The most famous Italian prosciutto is of course the Parma, which is arguably the capital city of Italian food, one of the symbols of the Italian cuisine. The Prosciutto di Parma is a fantastic ambassador of the Italian “slow food” in the world and Italian people just love it. For all the Italian children the panino al prosciutto is the perfect snack and it will be for the rest of their lives, unless they will turn vegetarian.
But Italians know that prosciutto di Parma is not the only one available on the market. We are well aware of the rich choice of different types of ham that our ancestors have created in centuries of experiments, failure and success, pursuing the “perfect prosciutto”. The Italian and European food authorities, guarantee that the different prosciutto’s are prepared in safety and always follow the traditional process. It is worth mentioning some less famous but equally delicious types of Italian prosciutto, all guaranteed as DOP (Denominazione di Origine Protetta), the top Italian certification of traditional food.

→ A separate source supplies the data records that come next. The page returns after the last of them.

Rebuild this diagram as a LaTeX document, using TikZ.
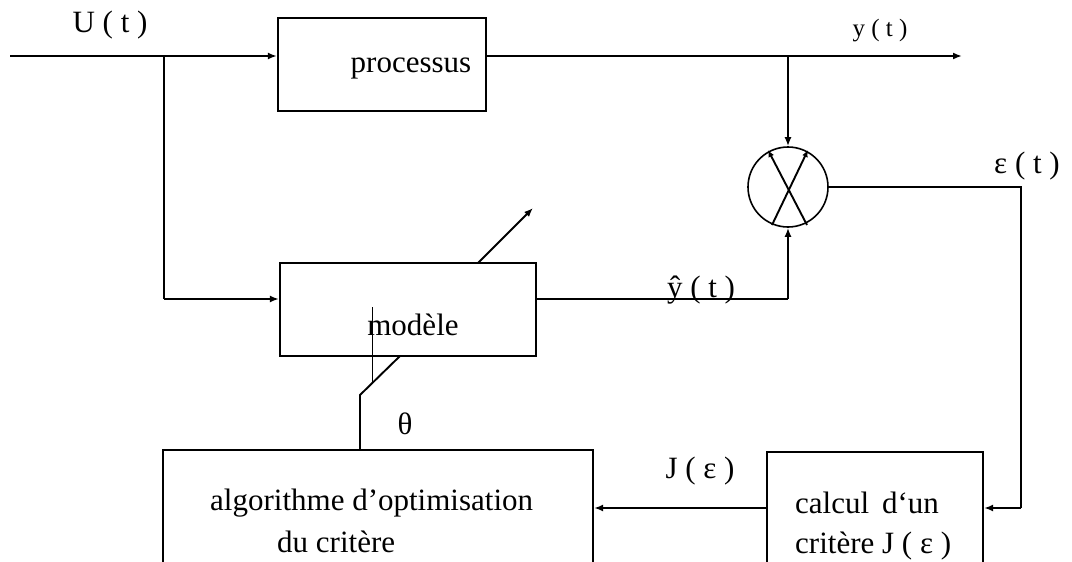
\documentclass[tikz,border=0pt]{standalone}
\usepackage{fontspec}
\setmainfont{Liberation Serif}
\usetikzlibrary{arrows.meta,calc}

\begin{document}
\begin{tikzpicture}[x=1pt,y=-1pt,
  wire/.style={line width=1.9pt},
  sig/.style={wire,-{Latex[length=9pt,width=7pt]}},
  block/.style={draw,line width=2.2pt,fill=white,rectangle,inner sep=0pt},
  lbl/.style={font=\fontsize{31}{33}\selectfont,inner sep=0pt},
  small/.style={font=\fontsize{25}{27}\selectfont,inner sep=0pt},
  txt/.style={font=\fontsize{31}{33}\selectfont,inner sep=0pt}]
\useasboundingbox (0,0) rectangle (1072,562);
\clip (0,0) rectangle (1072,562);

% parameter adjustment line (drawn first so the model block covers it)
\coordinate (th0) at (360,450);
\coordinate (th1) at (360,395);
\coordinate (pa) at (400,356);
\coordinate (pb) at (478,263);
\coordinate (pc) at (533,208);

% blocks
\node[block,minimum width=208pt,minimum height=93pt] (proc) at (382,64.5) {};
\node[block,minimum width=256pt,minimum height=93pt] (model) at (408,309.5) {};
\node[block,minimum width=430pt,minimum height=200pt] (algo) at (378,550) {};
\node[block,minimum width=216pt,minimum height=198pt] (calc) at (875,551) {};
\node[circle,draw,line width=1.6pt,minimum size=80pt,inner sep=0pt] (sum) at (788,187) {};

% block texts
\node[txt,anchor=base] (ptxt) at (411,72) {processus};
\node[txt,anchor=base] (mtxt) at (413,335) {modèle};
\node[txt,anchor=base west] (a1) at (210,510) {algorithme d'optimisation};
\node[txt,anchor=base west] (a2) at (277,552) {du critère};
\node[txt,anchor=base west] (c1) at (795,513) {calcul\, d`un};
\node[txt,anchor=base west] (c2) at (795,553) {critère J ( ε )};

% routing points
\coordinate (uin) at (10,56);
\coordinate (uj) at (164,56);
\coordinate (mj) at (164,299);
\coordinate (yout) at (962,56);
\coordinate (yb) at (788,56);
\coordinate (mo) at (788,299);
\coordinate (ec) at (1021,187);
\coordinate (ed) at (1021,508);
\coordinate (tl1) at (372,307);
\coordinate (tl2) at (372,383);

% signal connectors
\draw[sig] (uin) -- (proc.west |- uin);
\draw[wire] (uj) -- (mj);
\draw[sig] (mj) -- (model.west |- mj);
\draw[sig] (proc.east |- yout) -- (yout);
\draw[sig] (yb) -- (sum.north);
\draw[wire] (model.east |- mo) -- (mo);
\draw[sig] (mo) -- (sum.south);
\draw[wire] (sum.east) -- (ec) -- (ed);
\draw[sig] (ed) -- (calc.east |- ed);
\draw[sig] (calc.west |- ed) -- (algo.east |- ed);

% parameter line theta and adjustment arrow across the model
\draw[wire] (th0) -- (th1) -- (pa);
\draw[sig] (pb) -- (pc);
\draw[line width=0.9pt] (tl1) -- (tl2);

% comparator cross
\draw[wire,-{Latex[length=7pt,width=6pt]}] ($(sum)+(19,38)$) -- ($(sum)+(-20,-37)$);
\draw[wire,-{Latex[length=7pt,width=6pt]}] ($(sum)+(-16,38)$) -- ($(sum)+(20,-37)$);

% signal labels
\node[lbl] (ulab) at (110,25) {U ( t )};
\node[small] (ylab) at (880,31) {y ( t )};
\node[lbl] (elab) at (1027,166) {ε ( t )};
\node[lbl,anchor=base] (yhat) at (701,297) {ŷ ( t )};
\node[lbl] (jlab) at (700,471) {J ( ε )};
\node[lbl] (thlab) at (405,424) {θ};
\end{tikzpicture}
\end{document}
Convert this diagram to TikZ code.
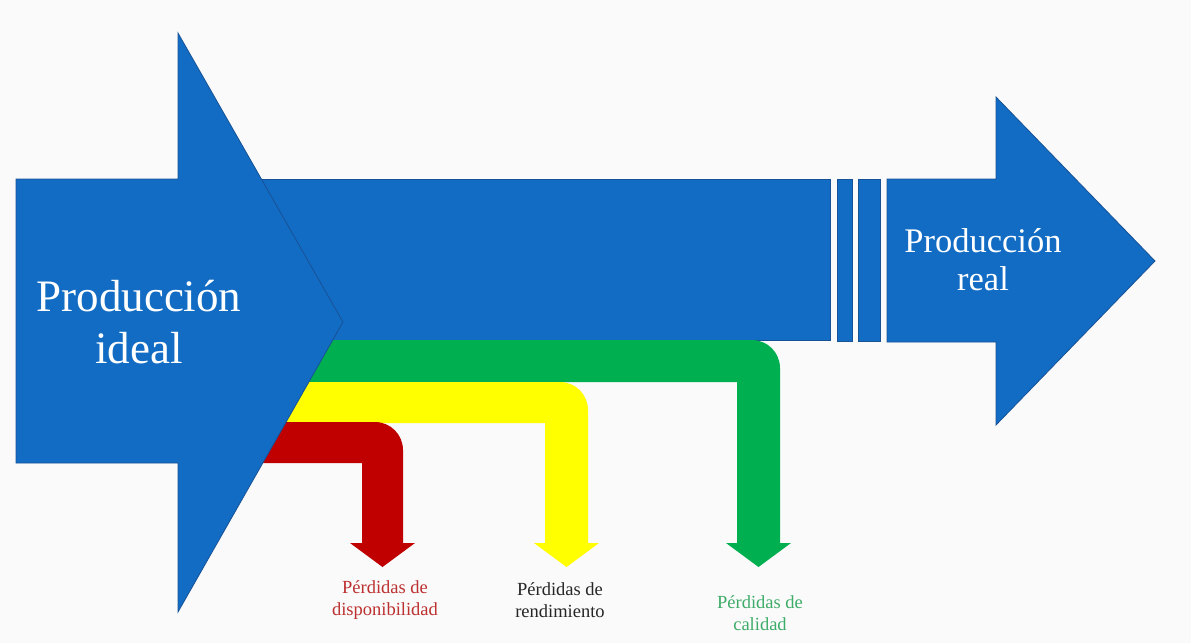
\documentclass[tikz,border=0pt]{standalone}
\usepackage{fontspec}
\setmainfont{Liberation Serif}
\usetikzlibrary{positioning}
\definecolor{prod_blue}{RGB}{18, 108, 196}
\definecolor{prod_edge}{RGB}{24, 82, 150}
\definecolor{loss_green}{RGB}{0, 176, 80}
\definecolor{loss_yellow}{RGB}{255, 255, 0}
\definecolor{loss_red}{RGB}{192, 0, 0}
\definecolor{text_red}{RGB}{188, 48, 48}
\definecolor{text_gray}{RGB}{38, 38, 38}
\definecolor{text_green}{RGB}{62, 172, 104}
\definecolor{paper}{RGB}{250, 250, 250}

\begin{document}
\begin{tikzpicture}[
    x=1pt, y=-1pt,
    prod/.style={
        fill=prod_blue,
        draw=prod_edge,
        line width=0.8pt,
        line join=miter
    },
    band/.style={
        fill=#1
    },
    gap/.style={
        fill=white
    },
    big_label/.style={
        text=white,
        align=center,
        font=\fontsize{45}{52}\selectfont
    },
    mid_label/.style={
        text=white,
        align=center,
        font=\fontsize{34.5}{38}\selectfont
    },
    loss_label/.style={
        text=#1,
        align=center,
        font=\fontsize{18.5}{22}\selectfont
    },
]
\useasboundingbox (0,0) rectangle (1191,643);
\fill[paper] (0,0) rectangle (1191,643);

% long bar behind the ideal arrow
\filldraw[prod] (170,179) rectangle (830,340);
\filldraw[prod] (837,179) rectangle (852,341);
\filldraw[prod] (858,179) rectangle (880,341);

% loss bands
\fill[band=loss_green] (200,340) -- (752,340) arc[start angle=-90, end angle=0, radius=28]
    -- (780,543) -- (791,543) -- (758.5,567) -- (726,543) -- (737,543) -- (737,382) -- (200,382) -- cycle;
\fill[band=loss_yellow] (200,382) -- (560,382) arc[start angle=-90, end angle=0, radius=28]
    -- (588,543) -- (599,543) -- (566.5,567) -- (534,543) -- (545,543) -- (545,423) -- (200,423) -- cycle;
\fill[band=loss_red] (200,422) -- (375,422) arc[start angle=-90, end angle=0, radius=28]
    -- (403,543) -- (415,543) -- (382.5,567) -- (350,543) -- (362,543) -- (362,463) -- (200,463) -- cycle;

% ideal and real arrows
\filldraw[prod] (16,179) -- (178,179) -- (178,33) -- (343,322) -- (178,612) -- (178,463) -- (16,463) -- cycle;
\filldraw[prod] (887,179) -- (996,179) -- (996,97) -- (1155,261) -- (996,425) -- (996,342) -- (887,342) -- cycle;

\node[big_label] (ideal) at (139,322) {Producción\\ideal};
\node[mid_label] (real) at (983,260) {Producción\\real};

\node[loss_label=text_red] (disp) at (385,600) {Pérdidas de\\disponibilidad};
\node[loss_label=text_gray] (rend) at (560,600) {Pérdidas de\\rendimiento};
\node[loss_label=text_green] (cal) at (760,613) {Pérdidas de\\calidad};

\end{tikzpicture}
\end{document}
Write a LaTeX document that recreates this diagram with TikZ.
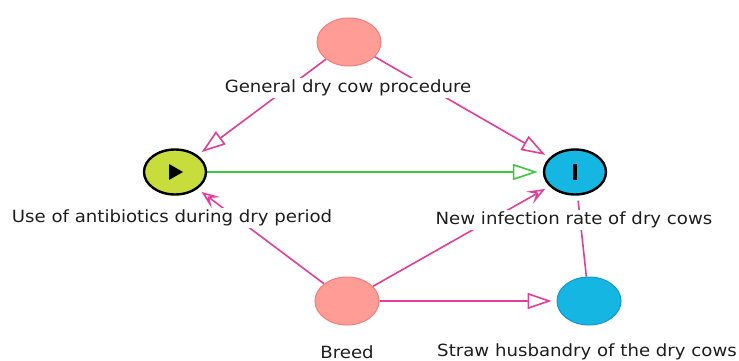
\documentclass[tikz,border=0pt]{standalone}
\usepackage{fontspec}
\setmainfont{DejaVu Sans}[FakeStretch=1.08]
\usetikzlibrary{arrows.meta,shapes.geometric}
\pgfdeclarelayer{edges}
\pgfsetlayers{edges,main}
\definecolor{salmon}{RGB}{255,156,150}
\definecolor{salmonline}{RGB}{242,125,125}
\definecolor{lime}{RGB}{200,221,60}
\definecolor{cyanfill}{RGB}{22,182,226}
\definecolor{cyanline}{RGB}{20,150,205}
\definecolor{pinkline}{RGB}{226,62,152}
\definecolor{greenline}{RGB}{60,200,60}
\definecolor{txt}{RGB}{30,30,30}
\tikzset{
  varnode/.style={ellipse, minimum width=64pt, minimum height=48pt, inner sep=0pt},
  factor/.style={varnode, fill=salmon, draw=salmonline, line width=1pt},
  outcome/.style={varnode, fill=cyanfill, draw=cyanline, line width=1pt},
  keynode/.style={ellipse, minimum width=62pt, minimum height=45pt, inner sep=0pt, draw=black, line width=2.4pt},
  lbl/.style={fill=white, inner sep=1.5pt, text=txt, font=\fontsize{16.8}{19}\selectfont},
  causal/.style={draw=pinkline, line width=1.6pt, shorten >=5pt},
  tri/.style={-{Triangle[open, length=24pt, width=16pt, line width=1.6pt]}},
  vee/.style={-{Stealth[open, length=18pt, width=14pt, inset=8pt, line width=1.6pt]}},
}
\begin{document}
\begin{tikzpicture}[x=1pt,y=-1pt]
\useasboundingbox (0,0) rectangle (739,361);
% variable nodes
\node[factor] (gen) at (349,42) {};
\node[keynode, fill=lime] (abx) at (175,172) {};
\node[keynode, fill=cyanfill] (nir) at (575,172) {};
\node[factor] (breed) at (347,301) {};
\node[outcome] (straw) at (589,301) {};
% icons
\fill[black] (abx.center) ++(-6,-8) -- ++(14,8) -- ++(-14,8) -- cycle;
\fill[black] (nir.center) ++(-2.4,-8) rectangle ++(4.8,16);
% labels
\node[lbl] (genl) at (348,88) {General dry cow procedure};
\node[lbl] (abxl) at (172,218) {Use of antibiotics during dry period};
\node[lbl] (nirl) at (574,220) {New infection rate of dry cows};
\node[lbl] (breedl) at (347,352) {Breed};
\node[lbl] (strawl) at (587,352) {Straw husbandry of the dry cows};
% connectors
\begin{pgfonlayer}{edges}
\draw[causal, tri] (gen) -- (abx);
\draw[causal, tri] (gen) -- (nir);
\draw[draw=greenline, line width=1.6pt, shorten >=5pt, -{Triangle[open, length=25pt, width=16pt, line width=1.6pt]}] (abx) -- (nir);
\draw[causal, vee] (breed) -- (abx);
\draw[causal, vee] (breed) -- (nir);
\draw[causal, tri] (breed) -- (straw);
\draw[causal] (straw) -- (nir);
\end{pgfonlayer}
\end{tikzpicture}
\end{document}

- Prosciutto Veneto Berico-Euganeo is made in the area between Padua and Vicenza
- Prosciutto di Carpegna is produced in the area of Pesaro-Urbino, in the Marche region
- Prosciutto di Cuneo from the city in Piedmont, also famous for chestnuts
- Prosciutto di Modena near Parma, capital of the balsamico vinegar
- Prosciutto di Norcia in Umbria, also famous for the salame
- Prosciutto di cinta senese made of a particular Tuscan breed of pig
Less famous abroad but equally loved by the Italians is the prosciutto cotto, cooked with steam and eaten in a short time frame. As opposed to the process of ageing of the prosciutto crudo, the prosciutto cotto is good when it’s just cut and eaten the very same day. In terms of quality there are many famous prosciutto cotto, but we want to mention the cotto triestino form the city of Trieste, cooked in steam, then wrapped in a layer of dough and spices and cooked again in the oven.
Italian people love prosciutto because we grow up eating it. As it happens to fashion, Italian prosciutto is copied and sold with pseudo-Italian names, but the real thing is here in Italy. Come to Italy and taste a piece of history!